The Earth’s surface is broken into large, moving slabs called tectonic plates, which make up the lithosphere. These plates float and glide across the warmer, more fluid mantle beneath, driven by internal heat and gravity. Plate tectonics describes this continuous movement, which reshapes the planet’s surface. Interactions where the edges of these plates meet are responsible for major geological activity, including earthquakes and volcanism.
Defining Convergent Plate Interaction
A convergent plate boundary is a region where two tectonic plates are moving toward one another. This movement leads to the destruction or shortening of the lithosphere as one plate is forced beneath the other or the two plates collide head-on. The specific outcome depends on the type of crust involved in the collision.
There are three subtypes of convergent boundaries. Oceanic-continental convergence involves the denser oceanic plate sinking beneath the more buoyant continental plate (subduction). Oceanic-oceanic convergence occurs when the older, colder, and denser oceanic plate is subducted beneath the younger one. Continental-continental convergence is a direct collision where neither plate easily subducts due to their similar, low densities.
The Dominant Force of Plate Collision
The major type of geological stress that characterizes convergent plate boundaries is compression. Compression involves forces pushing inward on a rock mass from opposite directions. This powerful inward push results directly from the collision or grinding motion of the converging tectonic plates.
This compressive stress causes the rock material to undergo strain, leading to shortening in the direction of the applied force. Under high pressure and temperature deep within the crust, this stress can cause rocks to deform plastically, leading to folding. Near the surface, where conditions are cooler and more brittle, the intense compression results in fracturing and faulting. Unlike tension or shear, compression is the distinct signature of a plate collision.
Landforms Created by Compressive Forces
The extreme compressive forces at convergent boundaries result in the largest features on the planet’s surface. In subduction zones, where an oceanic plate dives beneath another plate, the downward bending creates a deep, narrow depression known as an oceanic trench. This bending is a direct response to the massive compressive stress.

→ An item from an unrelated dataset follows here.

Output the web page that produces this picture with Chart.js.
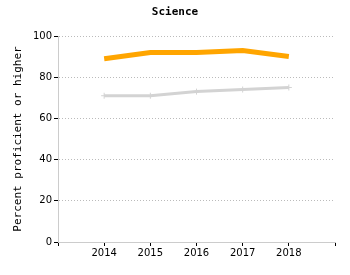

As the subducting plate descends, the friction and heat cause the overlying crust to buckle and compress, often leading to the formation of a chain of volcanoes known as a volcanic arc. On the overriding continental plate, the compression causes significant crustal shortening, where the crust is squeezed horizontally and thickens vertically. This thickening results in the formation of extensive mountain belts, such as the Andes in South America.
The most intense landform creation occurs during continental-continental convergence, as seen in the formation of the Himalayas. Since continental crust is too buoyant to subduct, the compressive stress buckles and folds the crust, pushing it upward to form high mountain ranges. Within these mountain ranges, the rocks show evidence of strain through large-scale folding, creating arch-like structures called anticlines and trough-like structures called synclines. Furthermore, the immense horizontal compression drives thrust faulting, where rock layers are pushed up and over one another along low-angle faults.